--- RECORDED INFORMATION ---
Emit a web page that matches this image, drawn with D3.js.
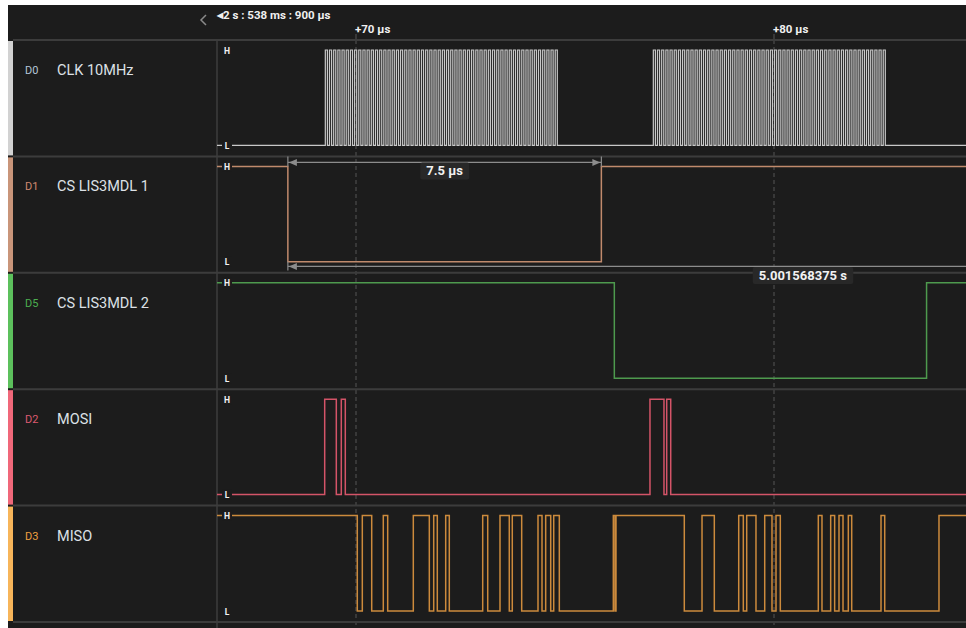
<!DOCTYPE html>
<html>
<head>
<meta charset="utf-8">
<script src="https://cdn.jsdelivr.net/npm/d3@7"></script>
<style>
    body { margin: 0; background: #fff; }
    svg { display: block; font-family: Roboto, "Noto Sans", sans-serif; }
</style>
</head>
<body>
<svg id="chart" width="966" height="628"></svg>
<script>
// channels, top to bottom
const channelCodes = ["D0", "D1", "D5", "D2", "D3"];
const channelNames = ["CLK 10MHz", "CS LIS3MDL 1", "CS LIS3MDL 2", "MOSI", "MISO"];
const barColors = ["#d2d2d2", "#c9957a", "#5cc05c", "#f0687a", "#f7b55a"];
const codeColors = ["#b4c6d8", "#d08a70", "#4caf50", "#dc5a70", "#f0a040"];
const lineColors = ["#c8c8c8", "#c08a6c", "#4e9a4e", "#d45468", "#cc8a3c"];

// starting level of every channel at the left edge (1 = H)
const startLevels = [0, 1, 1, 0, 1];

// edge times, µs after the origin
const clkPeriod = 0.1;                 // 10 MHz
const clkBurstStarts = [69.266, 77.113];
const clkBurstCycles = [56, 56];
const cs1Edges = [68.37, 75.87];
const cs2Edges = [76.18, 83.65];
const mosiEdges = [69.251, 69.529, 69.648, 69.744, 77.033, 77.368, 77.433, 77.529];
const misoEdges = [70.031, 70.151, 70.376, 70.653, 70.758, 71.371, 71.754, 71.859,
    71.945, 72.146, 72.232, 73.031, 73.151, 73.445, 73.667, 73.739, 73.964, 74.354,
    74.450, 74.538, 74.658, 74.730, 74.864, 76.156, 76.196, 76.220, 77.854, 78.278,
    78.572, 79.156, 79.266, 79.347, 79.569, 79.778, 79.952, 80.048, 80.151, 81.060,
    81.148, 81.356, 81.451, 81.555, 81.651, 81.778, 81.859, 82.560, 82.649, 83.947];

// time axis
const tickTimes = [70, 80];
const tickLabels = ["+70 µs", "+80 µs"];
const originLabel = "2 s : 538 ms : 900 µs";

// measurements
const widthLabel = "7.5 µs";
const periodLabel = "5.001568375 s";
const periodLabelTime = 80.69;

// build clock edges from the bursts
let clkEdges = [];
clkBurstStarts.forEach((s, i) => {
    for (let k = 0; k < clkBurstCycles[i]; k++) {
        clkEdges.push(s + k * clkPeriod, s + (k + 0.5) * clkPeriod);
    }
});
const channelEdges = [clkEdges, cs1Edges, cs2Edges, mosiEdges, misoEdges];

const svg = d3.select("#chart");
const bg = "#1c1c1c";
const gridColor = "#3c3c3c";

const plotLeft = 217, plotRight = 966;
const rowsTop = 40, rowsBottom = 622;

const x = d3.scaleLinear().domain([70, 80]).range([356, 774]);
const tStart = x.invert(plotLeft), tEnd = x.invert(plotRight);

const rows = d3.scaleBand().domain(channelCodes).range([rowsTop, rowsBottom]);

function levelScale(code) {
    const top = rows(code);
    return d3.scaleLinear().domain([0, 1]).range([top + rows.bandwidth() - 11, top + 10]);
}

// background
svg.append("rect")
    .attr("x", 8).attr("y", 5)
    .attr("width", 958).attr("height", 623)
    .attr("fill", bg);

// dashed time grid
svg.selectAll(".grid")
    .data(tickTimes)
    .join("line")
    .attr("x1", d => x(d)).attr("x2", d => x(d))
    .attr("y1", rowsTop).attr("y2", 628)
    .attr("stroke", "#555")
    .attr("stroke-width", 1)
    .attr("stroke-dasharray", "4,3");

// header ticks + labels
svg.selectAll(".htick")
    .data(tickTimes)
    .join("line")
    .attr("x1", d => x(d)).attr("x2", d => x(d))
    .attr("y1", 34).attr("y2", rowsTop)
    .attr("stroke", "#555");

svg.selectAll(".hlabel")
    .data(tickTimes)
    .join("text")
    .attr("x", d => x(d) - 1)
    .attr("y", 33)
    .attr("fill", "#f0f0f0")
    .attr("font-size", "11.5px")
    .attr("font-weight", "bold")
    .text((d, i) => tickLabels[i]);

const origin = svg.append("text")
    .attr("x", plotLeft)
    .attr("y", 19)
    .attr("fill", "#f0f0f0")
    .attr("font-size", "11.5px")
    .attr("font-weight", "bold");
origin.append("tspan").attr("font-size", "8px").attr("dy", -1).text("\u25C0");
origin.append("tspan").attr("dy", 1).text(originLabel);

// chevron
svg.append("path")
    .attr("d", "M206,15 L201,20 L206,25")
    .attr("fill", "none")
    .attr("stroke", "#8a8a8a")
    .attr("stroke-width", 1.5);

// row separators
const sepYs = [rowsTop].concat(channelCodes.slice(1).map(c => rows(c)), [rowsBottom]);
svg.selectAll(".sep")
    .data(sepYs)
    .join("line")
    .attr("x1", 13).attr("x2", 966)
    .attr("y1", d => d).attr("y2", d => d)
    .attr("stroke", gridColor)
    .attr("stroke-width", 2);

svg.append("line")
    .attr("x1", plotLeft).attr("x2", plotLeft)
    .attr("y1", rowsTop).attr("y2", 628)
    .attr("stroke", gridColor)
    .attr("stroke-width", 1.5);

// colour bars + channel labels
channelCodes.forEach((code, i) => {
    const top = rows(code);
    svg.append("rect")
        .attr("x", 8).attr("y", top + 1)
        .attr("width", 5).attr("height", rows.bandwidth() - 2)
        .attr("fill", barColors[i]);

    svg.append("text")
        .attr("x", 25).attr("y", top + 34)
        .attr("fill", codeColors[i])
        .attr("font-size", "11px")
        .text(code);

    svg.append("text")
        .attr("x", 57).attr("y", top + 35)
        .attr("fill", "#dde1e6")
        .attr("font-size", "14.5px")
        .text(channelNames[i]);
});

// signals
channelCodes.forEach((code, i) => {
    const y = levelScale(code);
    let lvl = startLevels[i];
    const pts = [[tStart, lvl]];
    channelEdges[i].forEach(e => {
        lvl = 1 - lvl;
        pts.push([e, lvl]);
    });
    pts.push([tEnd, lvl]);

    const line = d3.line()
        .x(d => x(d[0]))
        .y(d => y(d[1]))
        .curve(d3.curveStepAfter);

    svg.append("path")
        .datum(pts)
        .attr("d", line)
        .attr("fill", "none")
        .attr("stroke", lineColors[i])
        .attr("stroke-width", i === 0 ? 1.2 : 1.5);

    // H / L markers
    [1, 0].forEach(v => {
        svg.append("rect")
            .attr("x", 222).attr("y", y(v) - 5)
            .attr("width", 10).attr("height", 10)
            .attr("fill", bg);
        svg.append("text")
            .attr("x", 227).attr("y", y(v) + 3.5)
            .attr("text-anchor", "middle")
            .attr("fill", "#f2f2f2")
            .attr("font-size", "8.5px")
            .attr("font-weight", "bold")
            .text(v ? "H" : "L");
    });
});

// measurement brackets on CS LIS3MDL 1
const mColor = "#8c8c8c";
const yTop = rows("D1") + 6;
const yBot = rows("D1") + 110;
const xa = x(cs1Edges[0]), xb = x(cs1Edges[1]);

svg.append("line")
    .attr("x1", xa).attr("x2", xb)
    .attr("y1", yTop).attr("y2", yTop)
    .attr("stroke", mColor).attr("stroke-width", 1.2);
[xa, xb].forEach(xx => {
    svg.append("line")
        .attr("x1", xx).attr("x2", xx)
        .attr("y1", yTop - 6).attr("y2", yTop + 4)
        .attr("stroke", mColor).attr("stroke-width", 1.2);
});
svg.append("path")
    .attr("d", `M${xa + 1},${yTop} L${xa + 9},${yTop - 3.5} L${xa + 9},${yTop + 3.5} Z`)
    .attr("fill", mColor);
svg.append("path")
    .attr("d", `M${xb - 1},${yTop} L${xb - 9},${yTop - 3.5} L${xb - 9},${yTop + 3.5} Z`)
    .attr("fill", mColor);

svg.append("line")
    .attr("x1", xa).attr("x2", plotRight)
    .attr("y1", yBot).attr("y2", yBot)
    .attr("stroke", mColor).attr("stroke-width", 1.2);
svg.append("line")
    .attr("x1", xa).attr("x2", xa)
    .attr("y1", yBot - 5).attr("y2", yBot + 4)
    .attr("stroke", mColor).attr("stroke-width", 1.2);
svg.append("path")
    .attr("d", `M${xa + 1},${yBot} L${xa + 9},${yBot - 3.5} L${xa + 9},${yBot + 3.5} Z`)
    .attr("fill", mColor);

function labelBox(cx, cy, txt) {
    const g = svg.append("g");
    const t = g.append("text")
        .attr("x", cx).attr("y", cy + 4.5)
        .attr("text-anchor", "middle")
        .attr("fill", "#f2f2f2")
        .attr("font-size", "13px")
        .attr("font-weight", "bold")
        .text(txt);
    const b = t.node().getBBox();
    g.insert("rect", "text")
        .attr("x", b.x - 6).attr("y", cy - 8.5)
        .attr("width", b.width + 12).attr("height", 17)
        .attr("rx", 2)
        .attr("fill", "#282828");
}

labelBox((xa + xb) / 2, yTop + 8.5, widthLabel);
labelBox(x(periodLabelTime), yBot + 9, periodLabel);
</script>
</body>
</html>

--- PROMPT ---
Write down every line from the opening of the listing to the line with "const startLevels = [0, 1, 1, 0, 1];", both included, and nothing else; the pictures are omitted.

--- CORRECT OUTPUT ---
Emit a web page that matches this image, drawn with D3.js.
<!DOCTYPE html>
<html>
<head>
<meta charset="utf-8">
<script src="https://cdn.jsdelivr.net/npm/d3@7"></script>
<style>
    body { margin: 0; background: #fff; }
    svg { display: block; font-family: Roboto, "Noto Sans", sans-serif; }
</style>
</head>
<body>
<svg id="chart" width="966" height="628"></svg>
<script>
// channels, top to bottom
const channelCodes = ["D0", "D1", "D5", "D2", "D3"];
const channelNames = ["CLK 10MHz", "CS LIS3MDL 1", "CS LIS3MDL 2", "MOSI", "MISO"];
const barColors = ["#d2d2d2", "#c9957a", "#5cc05c", "#f0687a", "#f7b55a"];
const codeColors = ["#b4c6d8", "#d08a70", "#4caf50", "#dc5a70", "#f0a040"];
const lineColors = ["#c8c8c8", "#c08a6c", "#4e9a4e", "#d45468", "#cc8a3c"];

// starting level of every channel at the left edge (1 = H)
const startLevels = [0, 1, 1, 0, 1];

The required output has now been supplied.